Обращают на себя внимание значащие имена в романе: например, «Мина», прочитанное наоборот, близко к латинскому «анима» – «душа», лорд Годалминг можно расшифровать как «Бог всемогущий» или «милостивый».
Часто ли история подтверждает оценку, данную матерью сыну? Но вот что писала Шарлотта Стокер своему сыну Брэму после выхода «Дракулы» в свет: «Мой дорогой, «Дракула» великолепен, он оставил на тысячи миль позади все, что ты написал прежде, и я чувствую, ты займешь высокое положение среди современных писателей… Ни одна книга после «Франкенштейна» миссис Шелли даже не приближалась к твоему роману по оригинальности или ужасу…»
Миссис Стокер была права: ее сын написал уникальную книгу.
Дракула, а вместе с ним и сам роман обретают предупреждающе-пророческое звучание в преддверии XX века с его ярко выраженными некрофильскими устремлениями, то есть тягой к смерти, разрушению, подавлению живого.

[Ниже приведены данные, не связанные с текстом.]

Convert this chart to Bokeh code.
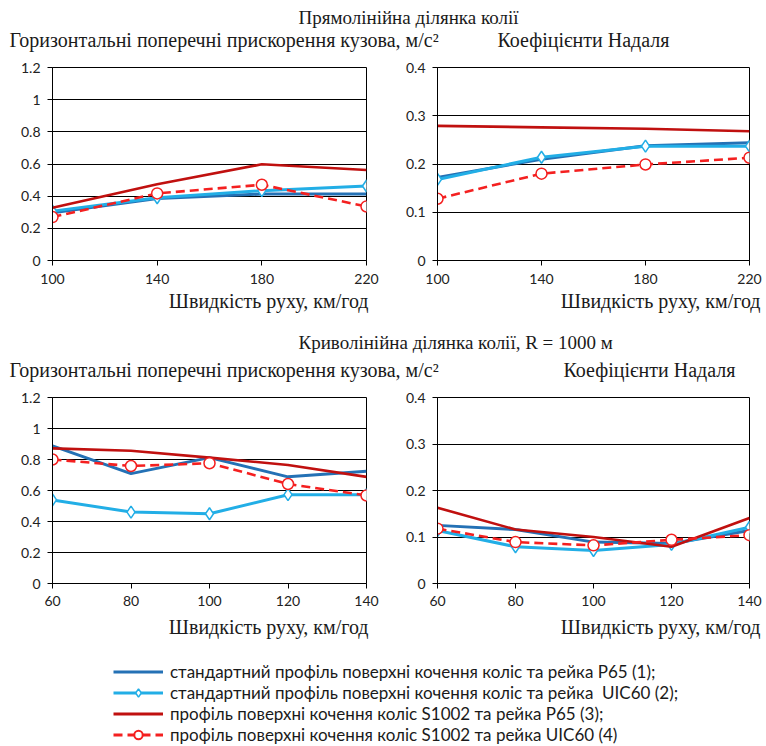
from bokeh.plotting import figure
from bokeh.models import Range1d, FixedTicker, Label, Legend, LegendItem
from bokeh.layouts import column, row
from bokeh.embed import file_html
from bokeh.resources import INLINE
from bokeh.core.properties import value

# ---------------- data ----------------
speed_straight = [100, 140, 180, 220]
speed_curve = [60, 80, 100, 120, 140]

acc_straight_1 = [0.297, 0.386, 0.413, 0.413]
acc_straight_2 = [0.307, 0.390, 0.434, 0.463]
acc_straight_3 = [0.328, 0.474, 0.598, 0.563]
acc_straight_4 = [0.270, 0.417, 0.471, 0.336]

nad_straight_1 = [0.172, 0.210, 0.238, 0.244]
nad_straight_2 = [0.168, 0.214, 0.237, 0.237]
nad_straight_3 = [0.279, 0.276, 0.273, 0.268]
nad_straight_4 = [0.128, 0.180, 0.199, 0.213]

acc_curve_1 = [0.888, 0.709, 0.812, 0.688, 0.724]
acc_curve_2 = [0.539, 0.461, 0.450, 0.573, 0.573]
acc_curve_3 = [0.872, 0.856, 0.812, 0.765, 0.688]
acc_curve_4 = [0.800, 0.758, 0.776, 0.642, 0.568]

nad_curve_1 = [0.125, 0.116, 0.089, 0.086, 0.114]
nad_curve_2 = [0.114, 0.079, 0.071, 0.084, 0.121]
nad_curve_3 = [0.163, 0.116, 0.100, 0.079, 0.141]
nad_curve_4 = [0.118, 0.089, 0.082, 0.094, 0.104]

acc_ticks = [0, 0.2, 0.4, 0.6, 0.8, 1.0, 1.2]
acc_tick_labels = ["0", "0.2", "0.4", "0.6", "0.8", "1", "1.2"]
nad_ticks = [0, 0.1, 0.2, 0.3, 0.4]
nad_tick_labels = ["0", "0.1", "0.2", "0.3", "0.4"]

title_straight = "Прямолінійна ділянка колії"
title_curve = "Криволінійна ділянка колії, R = 1000 м"
title_acc = "Горизонтальні поперечні прискорення кузова, м/с²"
title_nad = "Коефіцієнти Надаля"
x_title = "Швидкість руху, км/год"

series_labels = [
    "стандартний профіль поверхні кочення коліс та рейка Р65 (1);",
    "стандартний профіль поверхні кочення коліс та рейка  UIC60 (2);",
    "профіль поверхні кочення коліс S1002 та рейка Р65 (3);",
    "профіль поверхні кочення коліс S1002 та рейка UIC60 (4)",
]

# ---------------- style ----------------
C1 = "#2471b5"
C2 = "#22aee6"
C3 = "#c0100f"
C4 = "#f42020"
SERIF = "Liberation Serif"
SANS = "Lato"
TXT = "#1a1a1a"
W = 766
W_LEFT = 391
W_RIGHT = 375
BASE = 5  # rendered baseline sits this many px below the label anchor


def blank(height):
    p = figure(width=W, height=height, x_range=Range1d(0, W), y_range=Range1d(0, height),
               min_border=0, title=None, output_backend="svg", toolbar_location=None)
    p.xaxis.visible = False
    p.yaxis.visible = False
    p.xgrid.visible = False
    p.ygrid.visible = False
    p.outline_line_color = None
    p.background_fill_color = "white"
    p.border_fill_color = "white"
    return p


def add_text(p, text, x, baseline_from_top, size, align="left"):
    y = p.height - baseline_from_top + BASE
    p.add_layout(Label(x=x, y=y, text=text, text_font=SERIF, text_font_size=size,
                       text_color=TXT, text_align=align, text_baseline="alphabetic"))


def plot(xs, series, y_max, y_ticks, y_labels, width, bl, br, bt, fh, bb, tick_standoff):
    p = figure(width=width, height=bt + fh + bb, title=None,
               x_range=Range1d(xs[0], xs[-1]), y_range=Range1d(0, y_max),
               min_border_left=bl, min_border_right=br, min_border_top=bt, min_border_bottom=bb,
               output_backend="svg", toolbar_location=None)
    p.background_fill_color = "white"
    p.border_fill_color = "white"
    p.outline_line_color = "black"
    p.outline_line_width = 1
    p.xgrid.visible = False
    p.ygrid.ticker = FixedTicker(ticks=y_ticks)
    p.ygrid.grid_line_color = "black"
    p.ygrid.grid_line_width = 1
    p.xaxis.ticker = FixedTicker(ticks=xs)
    p.yaxis.ticker = FixedTicker(ticks=y_ticks)
    p.yaxis.major_label_overrides = dict(zip(y_ticks, y_labels))
    p.xaxis.major_label_overrides = {x: str(x) for x in xs}
    for ax in (p.xaxis, p.yaxis):
        ax.axis_line_color = "black"
        ax.major_tick_line_color = "black"
        ax.major_tick_out = 5
        ax.major_tick_in = 0
        ax.minor_tick_line_color = None
        ax.major_label_text_font = SANS
        ax.major_label_text_font_size = "14px"
        ax.major_label_text_color = "#222222"
    p.yaxis.major_label_standoff = 7
    p.xaxis.major_label_standoff = tick_standoff

    s1, s2, s3, s4 = series
    p.line(xs, s1, line_color=C1, line_width=3)
    p.line(xs, s2, line_color=C2, line_width=3)
    p.scatter(xs, s2, marker="diamond", size=12, fill_color="white", line_color=C2, line_width=1.5)
    p.line(xs, s3, line_color=C3, line_width=2.6)
    p.line(xs, s4, line_color=C4, line_width=2.6, line_dash="9 5")
    p.scatter(xs, s4, marker="circle", size=11, fill_color="white", line_color=C4, line_width=1.5)
    return p


# strip 1: page y 0..58
strip1 = blank(58)
add_text(strip1, title_straight, 298, 22, "19px")
add_text(strip1, title_acc, 9, 44, "20px")
add_text(strip1, title_nad, 497, 44, "20px")

# row 1: page y 58..290
p_tl = plot(speed_straight, [acc_straight_1, acc_straight_2, acc_straight_3, acc_straight_4],
            1.2, acc_ticks, acc_tick_labels, W_LEFT, 52, 25, 9, 193, 30, 8)
p_tr = plot(speed_straight, [nad_straight_1, nad_straight_2, nad_straight_3, nad_straight_4],
            0.4, nad_ticks, nad_tick_labels, W_RIGHT, 46, 17, 9, 193, 30, 8)

# strip 2: page y 290..388
strip2 = blank(98)
add_text(strip2, x_title, 368, 15, "20px", "right")
add_text(strip2, x_title, 760, 15, "20px", "right")
add_text(strip2, title_curve, 298, 57, "19px")
add_text(strip2, title_acc, 9, 84, "20px")
add_text(strip2, title_nad, 563, 84, "20px")

# row 2: page y 388..614
p_bl = plot(speed_curve, [acc_curve_1, acc_curve_2, acc_curve_3, acc_curve_4],
            1.2, acc_ticks, acc_tick_labels, W_LEFT, 52, 25, 9, 186, 31, 7)
p_br = plot(speed_curve, [nad_curve_1, nad_curve_2, nad_curve_3, nad_curve_4],
            0.4, nad_ticks, nad_tick_labels, W_RIGHT, 46, 17, 9, 186, 31, 7)

# strip 3 (axis titles + legend): page y 614..746
strip3 = blank(132)
add_text(strip3, x_title, 368, 17, "20px", "right")
add_text(strip3, x_title, 760, 17, "20px", "right")

# legend renderers live on a hidden y range so only their legend samples show
strip3.extra_y_ranges = {"hidden": Range1d(100, 101)}
xs = speed_curve
l1 = strip3.line(xs, acc_curve_1, line_color=C1, line_width=3, y_range_name="hidden")
l2 = strip3.line(xs, acc_curve_2, line_color=C2, line_width=3, y_range_name="hidden")
m2 = strip3.scatter(xs, acc_curve_2, marker="diamond", size=12, fill_color="white",
                    line_color=C2, line_width=1.5, y_range_name="hidden")
l3 = strip3.line(xs, acc_curve_3, line_color=C3, line_width=3, y_range_name="hidden")
l4 = strip3.line(xs, acc_curve_4, line_color=C4, line_width=3, line_dash="9 5", y_range_name="hidden")
m4 = strip3.scatter(xs, acc_curve_4, marker="circle", size=13, fill_color="white",
                    line_color=C4, line_width=2, y_range_name="hidden")

legend = Legend(items=[
    LegendItem(label=value(series_labels[0]), renderers=[l1]),
    LegendItem(label=value(series_labels[1]), renderers=[l2, m2]),
    LegendItem(label=value(series_labels[2]), renderers=[l3]),
    LegendItem(label=value(series_labels[3]), renderers=[l4, m4]),
], location=(113, 1), orientation="vertical", glyph_width=50, glyph_height=21,
    label_height=21, spacing=0, padding=0, margin=0, label_standoff=7,
    border_line_color=None, background_fill_alpha=0,
    label_text_font=SANS, label_text_font_size="17px", label_text_color="#1a1a1a")
strip3.add_layout(legend, "center")

layout = column(strip1, row(p_tl, p_tr), strip2, row(p_bl, p_br), strip3)

open("out.html", "w").write(file_html(layout, INLINE))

Более того, несмотря на победу Ван Хелсинга и его «команды», Брэм Стокер по-своему развенчивает XIX век (тут можно подставить XX, XXI век), о котором Осип Мандельштам в эссе «Девятнадцатый век» (1922) писал, цитируя Шарля Бодлера: «Шатром гигантских крыл он пригвожден к земле», имея в виду познавательные силы как гигантские крылья XIX века. Джонатан Гаркер, находясь в замке Дракулы в Трансильвании, в ужасе от того, что наблюдает, восклицает изумленно: «На дворе девятнадцатый век – век науки и прогресса!» Нечто подобное испытывают и его друзья, и великий ученый Ван Хелсинг, ибо, в сущности, в романе, помимо всего прочего, происходит столкновение ограниченного рацио человека, бесконечно стремящегося к познанию, с таинственным, мистическим, паранормальным, с Природой; роман напоминает о том, что так и остается неразгаданной главная загадка – смерть и то, что после нее.

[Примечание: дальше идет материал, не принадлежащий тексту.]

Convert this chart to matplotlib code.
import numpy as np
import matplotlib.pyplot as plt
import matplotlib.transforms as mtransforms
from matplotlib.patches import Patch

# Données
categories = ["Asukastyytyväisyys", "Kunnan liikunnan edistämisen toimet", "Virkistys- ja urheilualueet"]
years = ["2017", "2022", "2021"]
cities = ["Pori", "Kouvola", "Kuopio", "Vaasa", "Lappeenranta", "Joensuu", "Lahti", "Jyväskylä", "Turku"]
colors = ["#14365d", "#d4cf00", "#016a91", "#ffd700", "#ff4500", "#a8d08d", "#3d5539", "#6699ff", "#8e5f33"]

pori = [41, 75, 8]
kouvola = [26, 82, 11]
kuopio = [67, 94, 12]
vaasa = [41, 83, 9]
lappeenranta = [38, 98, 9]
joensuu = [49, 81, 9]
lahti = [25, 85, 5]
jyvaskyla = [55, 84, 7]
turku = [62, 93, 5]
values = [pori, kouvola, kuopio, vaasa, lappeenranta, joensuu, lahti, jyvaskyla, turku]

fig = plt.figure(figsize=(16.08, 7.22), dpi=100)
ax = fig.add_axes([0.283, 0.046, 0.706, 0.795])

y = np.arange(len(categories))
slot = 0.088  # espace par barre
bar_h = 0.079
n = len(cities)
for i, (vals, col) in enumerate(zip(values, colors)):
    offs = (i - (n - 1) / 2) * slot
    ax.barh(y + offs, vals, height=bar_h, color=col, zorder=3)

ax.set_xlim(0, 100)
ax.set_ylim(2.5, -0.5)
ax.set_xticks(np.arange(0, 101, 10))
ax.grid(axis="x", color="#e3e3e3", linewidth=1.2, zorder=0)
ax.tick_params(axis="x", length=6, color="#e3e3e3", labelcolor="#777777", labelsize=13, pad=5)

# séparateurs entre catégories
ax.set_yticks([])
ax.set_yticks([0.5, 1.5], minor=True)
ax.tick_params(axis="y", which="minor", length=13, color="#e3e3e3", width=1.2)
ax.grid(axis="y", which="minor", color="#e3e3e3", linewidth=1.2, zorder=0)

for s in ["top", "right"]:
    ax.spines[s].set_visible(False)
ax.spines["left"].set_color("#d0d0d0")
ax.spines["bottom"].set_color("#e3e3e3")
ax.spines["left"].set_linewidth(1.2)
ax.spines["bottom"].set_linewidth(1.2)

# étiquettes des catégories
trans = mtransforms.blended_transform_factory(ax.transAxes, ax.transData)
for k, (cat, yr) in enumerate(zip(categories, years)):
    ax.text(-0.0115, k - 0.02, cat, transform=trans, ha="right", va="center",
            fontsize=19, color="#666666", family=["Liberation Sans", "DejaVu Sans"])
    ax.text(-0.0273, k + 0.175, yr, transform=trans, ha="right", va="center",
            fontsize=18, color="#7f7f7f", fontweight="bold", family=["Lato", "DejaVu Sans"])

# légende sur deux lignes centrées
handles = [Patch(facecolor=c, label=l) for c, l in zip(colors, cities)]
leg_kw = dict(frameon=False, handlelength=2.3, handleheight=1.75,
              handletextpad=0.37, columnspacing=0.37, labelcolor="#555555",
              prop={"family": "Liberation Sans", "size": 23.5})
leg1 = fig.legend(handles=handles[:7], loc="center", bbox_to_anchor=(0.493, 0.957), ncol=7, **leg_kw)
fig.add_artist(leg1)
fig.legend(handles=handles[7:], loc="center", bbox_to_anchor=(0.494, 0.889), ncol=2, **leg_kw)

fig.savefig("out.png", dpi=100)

В 1900-х годах роман Стокера неоднократно переводили в России. Александр Блок, прочитавший один из этих ранних переводов (возможно, 1902 г.), писал своему близкому другу, поэту Евгению Иванову 3 сентября 1908 года: «Во-первых, прочел я “Вампира – графа Дракула”. Читал две ночи и боялся отчаянно. Потом понял еще и глубину этого, независимо от литературности и т. д. Написал в “Руно” юбилейную статью о Толстом под влиянием этой повести. Это – вещь замечательная и неисчерпаемая, благодарю тебя за то, что ты заставил, наконец, меня прочесть ее»[3].
В сентябре 1908 года Блок в эссе «Солнце над Россией», опубликованном в московском символистском журнале «Золотое руно» к восьмидесятилетию Льва Толстого, писал о вампирических силах, таящихся в прошлом и настоящем России и подстерегающих ее лучших людей. От этого кошмара ее заслонял Лев Толстой как высшее воплощение жизненных сил, но и он был в опасности. Один из сквозных мотивов эссе – мотив упыря. Победоносцев, много навредивший Толстому, ухвативший «кормило государственного корабля на четверть века», стяжал себе, как пишет Блок, «своей страшной практической деятельностью и несокрушимым, гробовым холодом своих теорий – имя старого “упыря”», теперь «старый упырь в могиле», но его чудовищная тень – по-прежнему нависает над Россией… Чья мертвая рука управляла пистолетами Дантеса и Мартынова? Кто пришел сосать кровь умирающего Гоголя?», и далее Блок пишет о Толстом, «величайшем и единственном гении современной Европы», «писателе великой чистоты и святости», и замечает, что за ним следит неусыпное око: министр ли, ведающий русской словесностью, сыщик или урядник…», и далее едва ли не прямая ссылка на Дракулу Стокера: «их глазами глядит мертвое и зоркое око, подземный глаз упыря»[4].